The Impact of Suggested Wines

BY InVine Social




This week we give you an important insight that might make a significant difference for your restaurant business.

The goal here is to show, with mathematical precision, the effect of the Top Picks feature on the InVine wine list.

As you may know, the Top Picks are the first thing restaurant patrons see when browsing the InVine digital wine list. It features up to 10 wines on a beautiful scrolling animation, which we have named “bottle scroll”, as pictured to the left, and also featured in our Wine list Demo VideoWine list Demo Video.

Most patrons usually browse the traditional list after going through the Top Picks, however, a few still end up choosing what they saw first. We wanted to find out the actual impact that this feature has on the final choice, so the Lab Team joined forces with some of the restaurants that have been with us since the beginning.

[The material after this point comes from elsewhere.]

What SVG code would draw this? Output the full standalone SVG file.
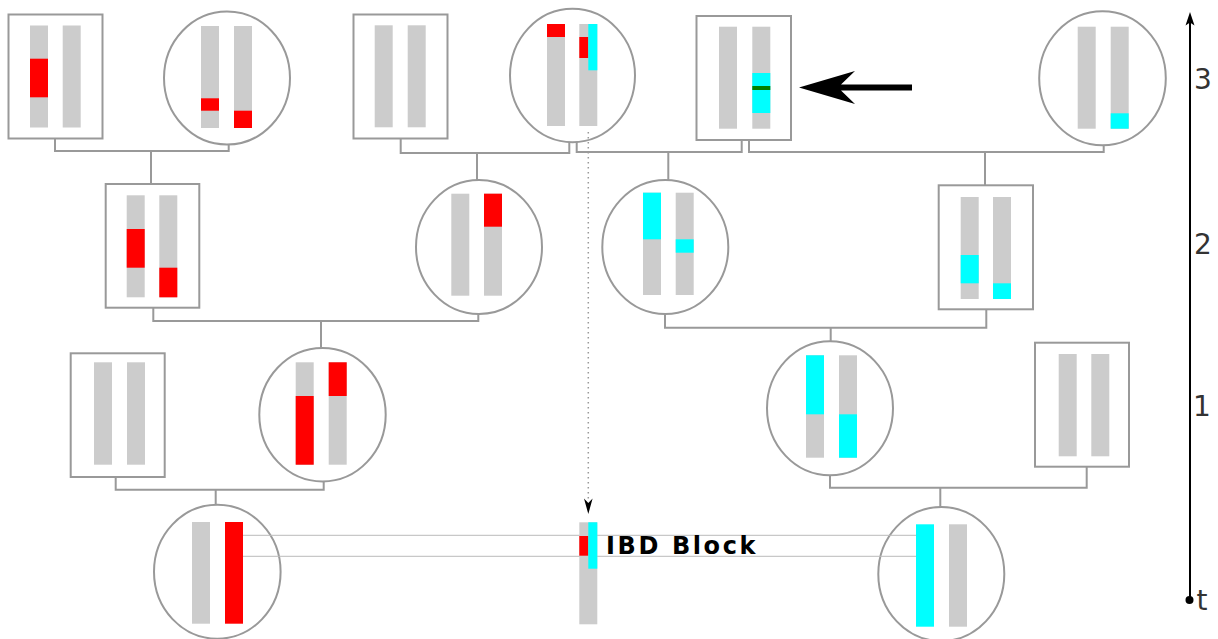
<svg xmlns="http://www.w3.org/2000/svg" width="1218" height="639" viewBox="0 0 1218 639">
<style>
.box{fill:#fff;stroke:#999;stroke-width:2}
.bar{fill:#ccc}
.r{fill:#f00}
.c{fill:#0ff}
.con{fill:none;stroke:#999;stroke-width:2}
.ibd{fill:none;stroke:#bbb;stroke-width:1}
.ax{font-family:"DejaVu Sans",sans-serif;font-size:28px;fill:#333}
</style>
<rect width="1218" height="639" fill="#fff"/>
<g id="nodeA">
<rect class="box" x="8.5" y="14.5" width="94" height="124"/>
<rect class="bar" x="30" y="25.5" width="18" height="102"/>
<rect class="r" x="30" y="58.7" width="18" height="38.6"/>
<rect class="bar" x="62.7" y="25.5" width="18" height="102"/>
</g>
<g id="nodeB">
<ellipse class="box" cx="227" cy="78" rx="63" ry="66.5"/>
<rect class="bar" x="201" y="26" width="18" height="102"/>
<rect class="r" x="201" y="98.3" width="18" height="12.4"/>
<rect class="bar" x="234" y="26" width="18" height="102"/>
<rect class="r" x="234" y="110.7" width="18" height="17.3"/>
</g>
<g id="nodeC">
<rect class="box" x="353.5" y="14.5" width="94" height="124"/>
<rect class="bar" x="374.7" y="25.3" width="18" height="102"/>
<rect class="bar" x="407.7" y="25.3" width="18" height="102"/>
</g>
<g id="nodeD">
<ellipse class="box" cx="572.5" cy="75.5" rx="62.5" ry="66.7"/>
<rect class="bar" x="547" y="24" width="18" height="102"/>
<rect class="r" x="547" y="24" width="18" height="13"/>
<rect class="bar" x="579.3" y="24" width="18" height="102"/>
<rect class="r" x="579.3" y="37" width="9" height="21"/>
<rect class="c" x="588.3" y="24" width="9" height="46.3"/>
</g>
<g id="nodeE">
<rect class="box" x="696.5" y="16" width="94.5" height="124"/>
<rect class="bar" x="719" y="26.7" width="18" height="102"/>
<rect class="bar" x="752.3" y="26.7" width="18" height="102"/>
<rect class="c" x="752.3" y="73" width="18" height="40"/>
<rect x="752.3" y="86" width="18" height="4" fill="#008000"/>
</g>
<g id="pointer">
<path d="M799,87.5 L855,71 L841,84.5 L912,84.5 L912,90.5 L841,90.5 L855,104 Z" fill="#000"/>
</g>
<g id="nodeF">
<ellipse class="box" cx="1102.5" cy="78.3" rx="63.3" ry="67"/>
<rect class="bar" x="1077.7" y="26.7" width="18" height="102"/>
<rect class="bar" x="1110.7" y="26.7" width="18" height="102"/>
<rect class="c" x="1110.7" y="113.3" width="18" height="15.4"/>
</g>
<g id="nodeI">
<rect class="box" x="105.7" y="184" width="93.6" height="123.7"/>
<rect class="bar" x="126.7" y="195.3" width="18" height="102"/>
<rect class="r" x="126.7" y="229" width="18" height="38.7"/>
<rect class="bar" x="159.3" y="195.3" width="18" height="102"/>
<rect class="r" x="159.3" y="267.7" width="18" height="29.6"/>
</g>
<g id="nodeJ">
<ellipse class="box" cx="479" cy="247" rx="63" ry="67"/>
<rect class="bar" x="451.3" y="193.7" width="18" height="102"/>
<rect class="bar" x="484" y="193.7" width="18" height="102"/>
<rect class="r" x="484" y="193.7" width="18" height="33"/>
</g>
<g id="nodeG">
<ellipse class="box" cx="665.3" cy="247" rx="63" ry="67"/>
<rect class="bar" x="643" y="192.7" width="18" height="102.3"/>
<rect class="c" x="643" y="192.7" width="18" height="46.6"/>
<rect class="bar" x="675.7" y="192.7" width="18" height="102.3"/>
<rect class="c" x="675.7" y="239.3" width="18" height="13.4"/>
</g>
<g id="nodeH">
<rect class="box" x="938.7" y="185.3" width="94.3" height="124"/>
<rect class="bar" x="960.7" y="197" width="18" height="102"/>
<rect class="c" x="960.7" y="255" width="18" height="28.3"/>
<rect class="bar" x="993" y="197" width="18" height="102"/>
<rect class="c" x="993" y="283.3" width="18" height="15.7"/>
</g>
<g id="nodeK">
<rect class="box" x="70.7" y="353.3" width="94" height="123.7"/>
<rect class="bar" x="94" y="362.3" width="18" height="102.4"/>
<rect class="bar" x="127" y="362.3" width="18" height="102.4"/>
</g>
<g id="nodeL">
<ellipse class="box" cx="322.5" cy="414.7" rx="63.2" ry="66.7"/>
<rect class="bar" x="295.7" y="362.3" width="18" height="102.4"/>
<rect class="r" x="295.7" y="396" width="18" height="68.7"/>
<rect class="bar" x="328.7" y="362.3" width="18" height="102.4"/>
<rect class="r" x="328.7" y="362.3" width="18" height="33.7"/>
</g>
<g id="nodeM">
<ellipse class="box" cx="830" cy="408.3" rx="63" ry="67"/>
<rect class="bar" x="806" y="355.3" width="18" height="102.4"/>
<rect class="c" x="806" y="355.3" width="18" height="59"/>
<rect class="bar" x="839" y="355.3" width="18" height="102.4"/>
<rect class="c" x="839" y="414.3" width="18" height="43.4"/>
</g>
<g id="nodeN">
<rect class="box" x="1035" y="342.7" width="94" height="124"/>
<rect class="bar" x="1058.7" y="354" width="18" height="102.3"/>
<rect class="bar" x="1091.3" y="354" width="18" height="102.3"/>
</g>
<g id="nodeO">
<ellipse class="box" cx="217.3" cy="571.7" rx="63.3" ry="67"/>
<rect class="bar" x="192" y="522" width="18" height="101.7"/>
<rect class="r" x="225" y="522" width="18" height="101.7"/>
</g>
<g id="nodeP">
<ellipse class="box" cx="941.3" cy="574" rx="63" ry="67"/>
<rect class="c" x="916" y="524.3" width="18" height="102.4"/>
<rect class="bar" x="949" y="524.3" width="18" height="102.4"/>
</g>
<g id="connectors">
<path class="con" d="M55,138.5 V151 H228.7 V144.3 M151,151 V184"/>
<path class="con" d="M400.7,138.5 V153 H569.3 V142 M477,153 V180"/>
<path class="con" d="M576.7,141.5 V152 H741.7 V140 M668.3,152 V180"/>
<path class="con" d="M749,140 V152 H1103.7 V145 M985,152 V185.3"/>
<path class="con" d="M153.3,307.7 V321 H478.3 V314 M321,321 V348"/>
<path class="con" d="M665,314 V327.7 H986.3 V309.3 M830.7,327.7 V341.3"/>
<path class="con" d="M115.7,477 V489.7 H323.7 V481.3 M215.7,489.7 V504.7"/>
<path class="con" d="M830,475.3 V487.7 H1086.7 V466.7 M940.3,487.7 V507.3"/>
<path class="ibd" d="M243,535.3 H916 M243,556.3 H916"/>
<path d="M588.3,132 V502" fill="none" stroke="#999" stroke-width="1.5" stroke-dasharray="1.5,3.5"/>
<path d="M588.3,514 L584,498.5 L588.3,503 L592.6,498.5 Z" fill="#000"/>
</g>
<g id="nodeIBD">
<rect class="bar" x="579.3" y="522.3" width="18" height="102"/>
<rect class="r" x="579.3" y="536" width="9" height="19.7"/>
<rect class="c" x="588.3" y="522.3" width="9" height="46.4"/>
<text x="606" y="554" font-family="'DejaVu Sans',sans-serif" font-weight="bold" font-size="24" letter-spacing="2.6" fill="#000">IBD Block</text>
</g>
<g id="axis">
<path d="M1190,22 V600" stroke="#000" stroke-width="2" fill="none"/>
<path d="M1190,12 L1185.5,25.5 L1190,22.5 L1194.5,25.5 Z" fill="#000"/>
<circle cx="1189.5" cy="600" r="4" fill="#000"/>
<text class="ax" x="1194" y="89">3</text>
<text class="ax" x="1194" y="254">2</text>
<text class="ax" x="1193" y="416">1</text>
<text class="ax" x="1196.5" y="610">t</text>
</g>
</svg>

This is what the Lab Team did:

  • We connected our wine management platform and the restaurant’s POS systems;
  • We replaced the currently featured selection to measure sales over 3 weeks with a group of wines that:
  1. Was diversified enough so that results were applicable across price ranges and wine types;
  2. Included wines with a steady flow of sales, to remove effect of seasonality and to make sure these wines would be selected by the regular customer type;
  3. Included one wine (“Red High-End 2”) that was not being sold, to see if there was potential to trigger sales of “discovery wines”;
  4. Did not include wines that had been recently featured on the Top Picks menu.
  • Finally, we restored the initial Top Picks selection and measured sales over 3 weeks once again, to make sure results were still comparable.


Results from the experiment

We are not allowed to show total wine sales, but as a reference point, unit sales during each of the 3 week periods were around 300 bottles, with sales of featured wines representing about 7% of total sales. Prices in USD.

Impact of Suggested Wines


The first and most important result is that featuring wines on the Top Picks menu can increase sales of those wines by 65% (with an impressive 95% confidence). It’s also interesting that we can see that, with the exception of one single wine, this increase was present across all types of wines, but most importantly price ranges.

Another interesting result is that “Red High-End 2”, which was not being sold before and after the experiment, was sold during the experiment, leading us to believe that restaurant patrons can accept less known, or “discovery wines” as a suggestion.

With the disclaimer that we will do this test again, with more data, the results are quite explicit on how the Top Picks feature is more than just a way to provide valuable advice to the restaurant’s patrons, it is also a tool for restaurants to manage sales and stock of specific wines, in any price range.

We’ll come back to this subject later on when we analyze the specific behavior of customers, after they browsed the suggested wines.